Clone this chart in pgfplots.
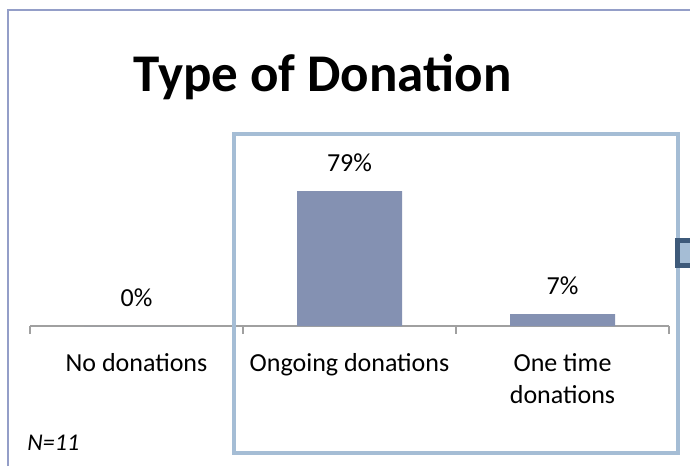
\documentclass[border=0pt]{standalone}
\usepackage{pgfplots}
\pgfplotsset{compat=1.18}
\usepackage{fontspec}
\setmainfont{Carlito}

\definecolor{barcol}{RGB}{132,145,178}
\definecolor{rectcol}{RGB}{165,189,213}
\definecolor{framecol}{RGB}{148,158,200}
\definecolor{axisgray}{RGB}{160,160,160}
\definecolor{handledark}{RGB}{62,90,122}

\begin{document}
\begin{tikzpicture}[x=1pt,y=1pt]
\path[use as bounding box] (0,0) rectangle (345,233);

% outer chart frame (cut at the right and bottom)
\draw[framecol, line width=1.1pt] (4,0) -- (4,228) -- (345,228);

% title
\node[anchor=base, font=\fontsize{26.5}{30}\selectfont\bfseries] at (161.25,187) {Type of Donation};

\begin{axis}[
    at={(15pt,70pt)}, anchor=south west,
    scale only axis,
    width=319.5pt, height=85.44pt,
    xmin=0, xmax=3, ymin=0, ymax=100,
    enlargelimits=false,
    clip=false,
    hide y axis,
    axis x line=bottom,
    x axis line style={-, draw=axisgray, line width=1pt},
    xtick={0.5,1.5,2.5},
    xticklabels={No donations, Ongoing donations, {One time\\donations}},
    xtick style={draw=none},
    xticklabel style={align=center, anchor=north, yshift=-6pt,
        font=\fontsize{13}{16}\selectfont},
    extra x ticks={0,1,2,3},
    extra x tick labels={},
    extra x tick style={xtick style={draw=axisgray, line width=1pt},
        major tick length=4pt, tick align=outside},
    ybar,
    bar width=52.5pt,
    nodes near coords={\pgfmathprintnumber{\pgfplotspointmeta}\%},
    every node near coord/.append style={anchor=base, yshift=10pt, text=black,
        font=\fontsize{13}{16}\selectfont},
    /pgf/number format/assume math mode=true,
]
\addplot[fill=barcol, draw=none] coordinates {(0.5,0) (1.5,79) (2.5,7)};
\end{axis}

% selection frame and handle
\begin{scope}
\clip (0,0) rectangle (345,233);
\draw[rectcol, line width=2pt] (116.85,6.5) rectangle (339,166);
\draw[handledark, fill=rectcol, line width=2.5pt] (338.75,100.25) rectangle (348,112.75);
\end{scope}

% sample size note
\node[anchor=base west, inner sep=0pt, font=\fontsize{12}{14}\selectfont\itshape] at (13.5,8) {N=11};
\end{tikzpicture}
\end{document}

──────────────────────────────

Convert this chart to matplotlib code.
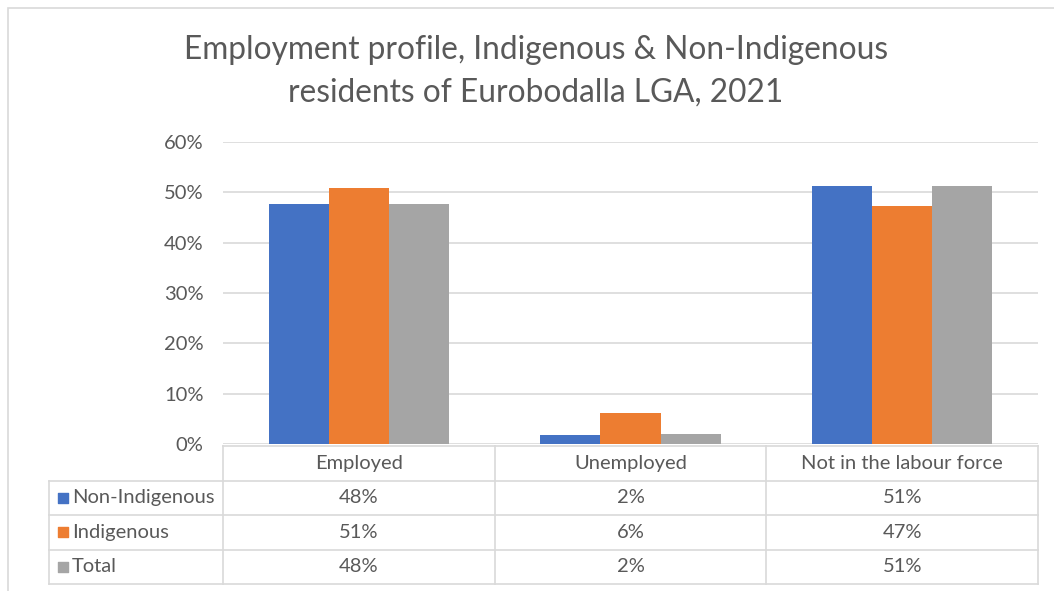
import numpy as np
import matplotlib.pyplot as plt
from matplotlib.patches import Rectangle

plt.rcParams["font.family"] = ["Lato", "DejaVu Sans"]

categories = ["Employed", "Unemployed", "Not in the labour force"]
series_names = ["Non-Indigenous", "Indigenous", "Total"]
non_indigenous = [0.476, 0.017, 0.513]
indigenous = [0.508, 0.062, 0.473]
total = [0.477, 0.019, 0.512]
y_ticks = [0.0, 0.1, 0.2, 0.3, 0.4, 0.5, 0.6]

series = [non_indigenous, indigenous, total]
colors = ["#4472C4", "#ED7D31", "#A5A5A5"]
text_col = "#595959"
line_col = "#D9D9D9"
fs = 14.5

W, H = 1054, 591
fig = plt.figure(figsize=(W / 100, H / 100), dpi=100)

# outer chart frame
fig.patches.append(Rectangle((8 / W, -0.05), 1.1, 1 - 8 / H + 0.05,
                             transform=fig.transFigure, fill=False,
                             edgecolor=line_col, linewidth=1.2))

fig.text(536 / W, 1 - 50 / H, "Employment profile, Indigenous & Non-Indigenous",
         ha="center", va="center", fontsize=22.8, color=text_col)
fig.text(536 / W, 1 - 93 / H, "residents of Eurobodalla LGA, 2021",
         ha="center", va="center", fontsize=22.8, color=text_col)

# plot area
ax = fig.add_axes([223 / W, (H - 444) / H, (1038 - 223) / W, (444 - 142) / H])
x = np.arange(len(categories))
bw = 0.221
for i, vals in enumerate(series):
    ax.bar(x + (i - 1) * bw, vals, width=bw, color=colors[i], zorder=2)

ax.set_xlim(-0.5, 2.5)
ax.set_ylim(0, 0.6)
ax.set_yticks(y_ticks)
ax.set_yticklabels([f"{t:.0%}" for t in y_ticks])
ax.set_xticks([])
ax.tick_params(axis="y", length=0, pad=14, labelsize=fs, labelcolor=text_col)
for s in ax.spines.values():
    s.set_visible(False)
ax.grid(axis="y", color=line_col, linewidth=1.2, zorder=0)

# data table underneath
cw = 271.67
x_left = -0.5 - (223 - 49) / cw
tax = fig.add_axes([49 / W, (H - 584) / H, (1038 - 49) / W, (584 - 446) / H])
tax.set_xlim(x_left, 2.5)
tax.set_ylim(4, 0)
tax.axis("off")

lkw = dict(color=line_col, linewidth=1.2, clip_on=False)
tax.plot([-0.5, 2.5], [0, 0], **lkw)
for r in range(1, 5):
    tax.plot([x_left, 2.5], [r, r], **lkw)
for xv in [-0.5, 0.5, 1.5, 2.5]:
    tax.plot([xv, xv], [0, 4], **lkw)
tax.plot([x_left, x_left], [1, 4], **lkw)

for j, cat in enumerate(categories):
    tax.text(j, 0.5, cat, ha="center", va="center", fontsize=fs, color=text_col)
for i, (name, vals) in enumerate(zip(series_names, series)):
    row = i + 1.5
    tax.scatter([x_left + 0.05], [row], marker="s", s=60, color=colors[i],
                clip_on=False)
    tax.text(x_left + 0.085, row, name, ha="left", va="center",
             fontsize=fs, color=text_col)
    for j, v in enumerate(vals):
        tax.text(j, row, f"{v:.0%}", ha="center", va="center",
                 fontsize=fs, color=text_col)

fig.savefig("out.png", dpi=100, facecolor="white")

──────────────────────────────

- Aim of the exercise
Go through the material and select each line with the string "this" in it.

- Written response
Clone this chart in pgfplots.
Convert this chart to matplotlib code.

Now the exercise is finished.